◆ DATA RECORDS:

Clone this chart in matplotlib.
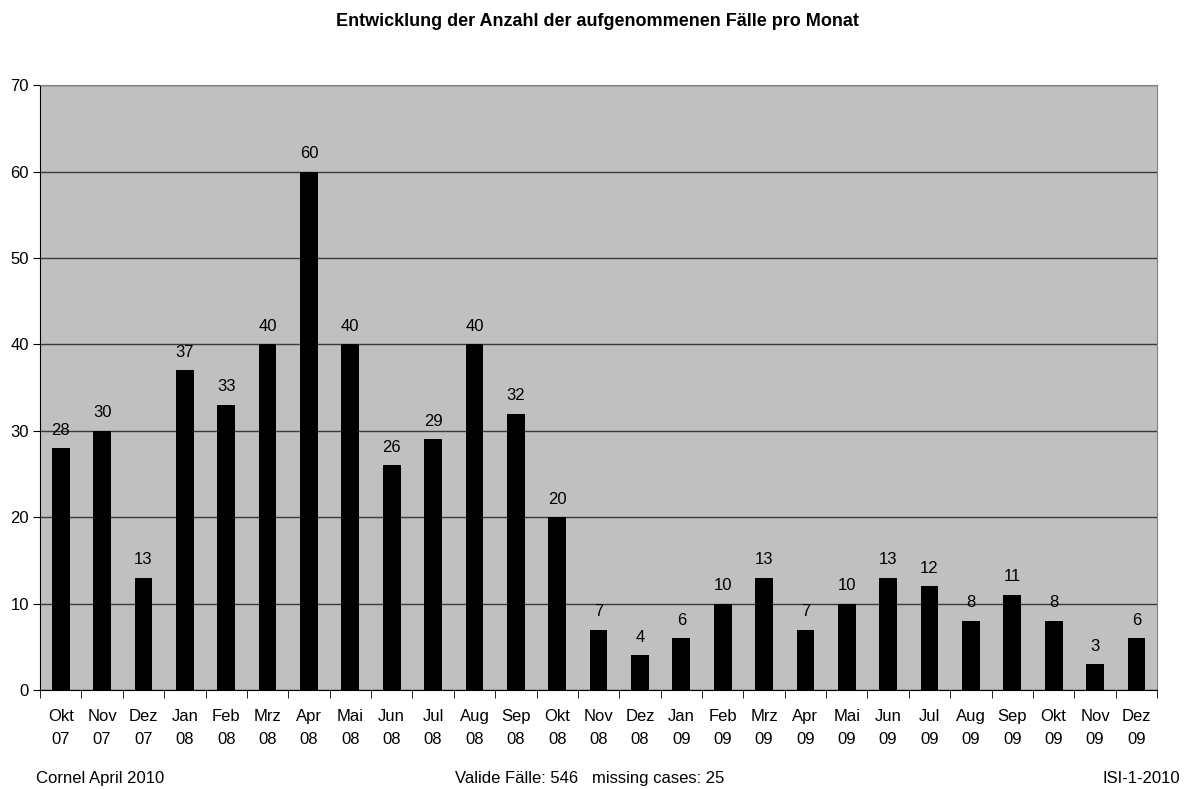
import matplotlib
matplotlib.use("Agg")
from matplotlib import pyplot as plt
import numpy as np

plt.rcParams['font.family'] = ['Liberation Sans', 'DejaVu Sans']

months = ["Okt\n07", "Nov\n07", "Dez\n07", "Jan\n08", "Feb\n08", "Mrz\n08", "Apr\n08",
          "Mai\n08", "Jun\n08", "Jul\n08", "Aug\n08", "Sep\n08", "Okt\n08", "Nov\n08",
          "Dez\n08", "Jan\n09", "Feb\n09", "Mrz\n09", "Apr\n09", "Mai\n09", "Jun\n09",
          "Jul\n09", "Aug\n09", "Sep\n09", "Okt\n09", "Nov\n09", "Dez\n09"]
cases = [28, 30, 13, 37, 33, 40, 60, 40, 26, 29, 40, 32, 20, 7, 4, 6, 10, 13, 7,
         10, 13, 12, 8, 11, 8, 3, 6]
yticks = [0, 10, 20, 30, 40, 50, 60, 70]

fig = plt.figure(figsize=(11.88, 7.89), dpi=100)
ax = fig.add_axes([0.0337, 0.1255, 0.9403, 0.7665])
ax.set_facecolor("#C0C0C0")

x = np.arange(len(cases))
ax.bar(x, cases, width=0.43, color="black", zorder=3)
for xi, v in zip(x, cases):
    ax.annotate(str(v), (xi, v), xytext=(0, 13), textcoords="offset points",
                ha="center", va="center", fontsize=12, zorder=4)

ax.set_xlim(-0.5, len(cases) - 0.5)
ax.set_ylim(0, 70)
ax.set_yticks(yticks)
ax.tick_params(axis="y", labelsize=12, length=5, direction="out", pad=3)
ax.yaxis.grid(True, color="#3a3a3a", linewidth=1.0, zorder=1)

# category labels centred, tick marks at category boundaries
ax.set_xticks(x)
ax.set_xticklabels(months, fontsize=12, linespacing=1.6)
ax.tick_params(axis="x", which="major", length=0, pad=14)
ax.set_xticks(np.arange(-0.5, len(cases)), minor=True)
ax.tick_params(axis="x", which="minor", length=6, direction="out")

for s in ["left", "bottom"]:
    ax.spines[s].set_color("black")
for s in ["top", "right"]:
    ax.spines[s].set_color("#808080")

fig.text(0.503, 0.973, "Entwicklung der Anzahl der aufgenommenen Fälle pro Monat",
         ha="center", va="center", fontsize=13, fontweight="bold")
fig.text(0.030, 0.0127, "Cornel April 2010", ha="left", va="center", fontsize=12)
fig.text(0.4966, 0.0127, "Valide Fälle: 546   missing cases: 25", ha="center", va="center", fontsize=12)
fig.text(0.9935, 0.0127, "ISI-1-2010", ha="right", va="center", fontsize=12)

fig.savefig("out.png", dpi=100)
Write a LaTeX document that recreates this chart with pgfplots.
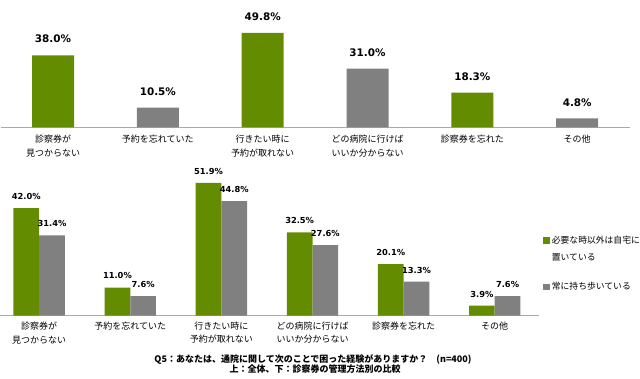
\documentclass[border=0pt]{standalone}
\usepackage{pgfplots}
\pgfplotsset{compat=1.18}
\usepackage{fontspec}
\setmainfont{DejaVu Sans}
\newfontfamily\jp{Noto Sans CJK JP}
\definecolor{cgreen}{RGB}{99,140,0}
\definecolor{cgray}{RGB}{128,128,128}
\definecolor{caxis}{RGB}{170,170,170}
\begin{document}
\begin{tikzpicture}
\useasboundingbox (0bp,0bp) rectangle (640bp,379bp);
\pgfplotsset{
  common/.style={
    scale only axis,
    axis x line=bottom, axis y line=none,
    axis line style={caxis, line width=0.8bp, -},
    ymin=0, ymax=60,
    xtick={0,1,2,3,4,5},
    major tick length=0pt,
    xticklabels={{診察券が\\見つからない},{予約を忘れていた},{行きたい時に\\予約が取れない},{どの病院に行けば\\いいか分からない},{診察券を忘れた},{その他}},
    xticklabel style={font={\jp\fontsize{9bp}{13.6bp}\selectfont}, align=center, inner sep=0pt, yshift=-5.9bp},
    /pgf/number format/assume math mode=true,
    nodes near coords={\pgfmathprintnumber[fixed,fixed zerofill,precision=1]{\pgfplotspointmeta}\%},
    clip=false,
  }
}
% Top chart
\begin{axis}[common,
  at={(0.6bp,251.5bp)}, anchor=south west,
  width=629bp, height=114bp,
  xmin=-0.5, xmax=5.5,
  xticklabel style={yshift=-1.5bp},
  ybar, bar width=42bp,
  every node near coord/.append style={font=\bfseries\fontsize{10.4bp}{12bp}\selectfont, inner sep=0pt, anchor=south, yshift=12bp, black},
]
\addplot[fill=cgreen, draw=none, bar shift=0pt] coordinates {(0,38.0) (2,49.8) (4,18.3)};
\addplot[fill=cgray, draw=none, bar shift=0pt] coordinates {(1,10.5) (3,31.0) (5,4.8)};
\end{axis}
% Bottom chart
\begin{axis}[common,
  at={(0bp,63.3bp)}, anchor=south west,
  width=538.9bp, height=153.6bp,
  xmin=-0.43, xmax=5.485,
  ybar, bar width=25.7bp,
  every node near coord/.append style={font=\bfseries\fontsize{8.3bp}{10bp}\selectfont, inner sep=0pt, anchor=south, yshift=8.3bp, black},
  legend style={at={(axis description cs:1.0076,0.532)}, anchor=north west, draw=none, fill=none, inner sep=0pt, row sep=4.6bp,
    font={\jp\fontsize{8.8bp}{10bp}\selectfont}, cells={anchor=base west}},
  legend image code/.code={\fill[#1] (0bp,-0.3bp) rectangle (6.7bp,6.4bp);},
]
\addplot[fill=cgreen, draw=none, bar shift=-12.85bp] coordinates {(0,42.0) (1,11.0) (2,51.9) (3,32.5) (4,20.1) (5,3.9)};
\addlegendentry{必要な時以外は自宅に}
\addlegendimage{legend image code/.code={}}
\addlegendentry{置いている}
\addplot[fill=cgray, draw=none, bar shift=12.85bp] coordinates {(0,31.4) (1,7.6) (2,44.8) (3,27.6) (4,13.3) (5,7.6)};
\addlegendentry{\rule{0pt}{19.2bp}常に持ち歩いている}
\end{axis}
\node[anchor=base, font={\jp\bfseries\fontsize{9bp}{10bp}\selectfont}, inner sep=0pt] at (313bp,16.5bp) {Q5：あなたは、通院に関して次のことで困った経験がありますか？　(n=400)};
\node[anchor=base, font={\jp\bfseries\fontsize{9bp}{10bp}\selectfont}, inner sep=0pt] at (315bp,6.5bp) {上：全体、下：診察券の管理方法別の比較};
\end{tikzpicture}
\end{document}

◆ OBJECTIVE: The pictures should not appear in the copy; every other part of the records above must be returned exactly.

◆ RESULT OF THIS TASK:
Clone this chart in matplotlib.
import matplotlib
matplotlib.use("Agg")
from matplotlib import pyplot as plt
import numpy as np

plt.rcParams['font.family'] = ['Liberation Sans', 'DejaVu Sans']

months = ["Okt\n07", "Nov\n07", "Dez\n07", "Jan\n08", "Feb\n08", "Mrz\n08", "Apr\n08",
          "Mai\n08", "Jun\n08", "Jul\n08", "Aug\n08", "Sep\n08", "Okt\n08", "Nov\n08",
          "Dez\n08", "Jan\n09", "Feb\n09", "Mrz\n09", "Apr\n09", "Mai\n09", "Jun\n09",
          "Jul\n09", "Aug\n09", "Sep\n09", "Okt\n09", "Nov\n09", "Dez\n09"]
cases = [28, 30, 13, 37, 33, 40, 60, 40, 26, 29, 40, 32, 20, 7, 4, 6, 10, 13, 7,
         10, 13, 12, 8, 11, 8, 3, 6]
yticks = [0, 10, 20, 30, 40, 50, 60, 70]

fig = plt.figure(figsize=(11.88, 7.89), dpi=100)
ax = fig.add_axes([0.0337, 0.1255, 0.9403, 0.7665])
ax.set_facecolor("#C0C0C0")

x = np.arange(len(cases))
ax.bar(x, cases, width=0.43, color="black", zorder=3)
for xi, v in zip(x, cases):
    ax.annotate(str(v), (xi, v), xytext=(0, 13), textcoords="offset points",
                ha="center", va="center", fontsize=12, zorder=4)

ax.set_xlim(-0.5, len(cases) - 0.5)
ax.set_ylim(0, 70)
ax.set_yticks(yticks)
ax.tick_params(axis="y", labelsize=12, length=5, direction="out", pad=3)
ax.yaxis.grid(True, color="#3a3a3a", linewidth=1.0, zorder=1)

# category labels centred, tick marks at category boundaries
ax.set_xticks(x)
ax.set_xticklabels(months, fontsize=12, linespacing=1.6)
ax.tick_params(axis="x", which="major", length=0, pad=14)
ax.set_xticks(np.arange(-0.5, len(cases)), minor=True)
ax.tick_params(axis="x", which="minor", length=6, direction="out")

for s in ["left", "bottom"]:
    ax.spines[s].set_color("black")
for s in ["top", "right"]:
    ax.spines[s].set_color("#808080")

fig.text(0.503, 0.973, "Entwicklung der Anzahl der aufgenommenen Fälle pro Monat",
         ha="center", va="center", fontsize=13, fontweight="bold")
fig.text(0.030, 0.0127, "Cornel April 2010", ha="left", va="center", fontsize=12)
fig.text(0.4966, 0.0127, "Valide Fälle: 546   missing cases: 25", ha="center", va="center", fontsize=12)
fig.text(0.9935, 0.0127, "ISI-1-2010", ha="right", va="center", fontsize=12)

fig.savefig("out.png", dpi=100)
Write a LaTeX document that recreates this chart with pgfplots.
\documentclass[border=0pt]{standalone}
\usepackage{pgfplots}
\pgfplotsset{compat=1.18}
\usepackage{fontspec}
\setmainfont{DejaVu Sans}
\newfontfamily\jp{Noto Sans CJK JP}
\definecolor{cgreen}{RGB}{99,140,0}
\definecolor{cgray}{RGB}{128,128,128}
\definecolor{caxis}{RGB}{170,170,170}
\begin{document}
\begin{tikzpicture}
\useasboundingbox (0bp,0bp) rectangle (640bp,379bp);
\pgfplotsset{
  common/.style={
    scale only axis,
    axis x line=bottom, axis y line=none,
    axis line style={caxis, line width=0.8bp, -},
    ymin=0, ymax=60,
    xtick={0,1,2,3,4,5},
    major tick length=0pt,
    xticklabels={{診察券が\\見つからない},{予約を忘れていた},{行きたい時に\\予約が取れない},{どの病院に行けば\\いいか分からない},{診察券を忘れた},{その他}},
    xticklabel style={font={\jp\fontsize{9bp}{13.6bp}\selectfont}, align=center, inner sep=0pt, yshift=-5.9bp},
    /pgf/number format/assume math mode=true,
    nodes near coords={\pgfmathprintnumber[fixed,fixed zerofill,precision=1]{\pgfplotspointmeta}\%},
    clip=false,
  }
}
% Top chart
\begin{axis}[common,
  at={(0.6bp,251.5bp)}, anchor=south west,
  width=629bp, height=114bp,
  xmin=-0.5, xmax=5.5,
  xticklabel style={yshift=-1.5bp},
  ybar, bar width=42bp,
  every node near coord/.append style={font=\bfseries\fontsize{10.4bp}{12bp}\selectfont, inner sep=0pt, anchor=south, yshift=12bp, black},
]
\addplot[fill=cgreen, draw=none, bar shift=0pt] coordinates {(0,38.0) (2,49.8) (4,18.3)};
\addplot[fill=cgray, draw=none, bar shift=0pt] coordinates {(1,10.5) (3,31.0) (5,4.8)};
\end{axis}
% Bottom chart
\begin{axis}[common,
  at={(0bp,63.3bp)}, anchor=south west,
  width=538.9bp, height=153.6bp,
  xmin=-0.43, xmax=5.485,
  ybar, bar width=25.7bp,
  every node near coord/.append style={font=\bfseries\fontsize{8.3bp}{10bp}\selectfont, inner sep=0pt, anchor=south, yshift=8.3bp, black},
  legend style={at={(axis description cs:1.0076,0.532)}, anchor=north west, draw=none, fill=none, inner sep=0pt, row sep=4.6bp,
    font={\jp\fontsize{8.8bp}{10bp}\selectfont}, cells={anchor=base west}},
  legend image code/.code={\fill[#1] (0bp,-0.3bp) rectangle (6.7bp,6.4bp);},
]
\addplot[fill=cgreen, draw=none, bar shift=-12.85bp] coordinates {(0,42.0) (1,11.0) (2,51.9) (3,32.5) (4,20.1) (5,3.9)};
\addlegendentry{必要な時以外は自宅に}
\addlegendimage{legend image code/.code={}}
\addlegendentry{置いている}
\addplot[fill=cgray, draw=none, bar shift=12.85bp] coordinates {(0,31.4) (1,7.6) (2,44.8) (3,27.6) (4,13.3) (5,7.6)};
\addlegendentry{\rule{0pt}{19.2bp}常に持ち歩いている}
\end{axis}
\node[anchor=base, font={\jp\bfseries\fontsize{9bp}{10bp}\selectfont}, inner sep=0pt] at (313bp,16.5bp) {Q5：あなたは、通院に関して次のことで困った経験がありますか？　(n=400)};
\node[anchor=base, font={\jp\bfseries\fontsize{9bp}{10bp}\selectfont}, inner sep=0pt] at (315bp,6.5bp) {上：全体、下：診察券の管理方法別の比較};
\end{tikzpicture}
\end{document}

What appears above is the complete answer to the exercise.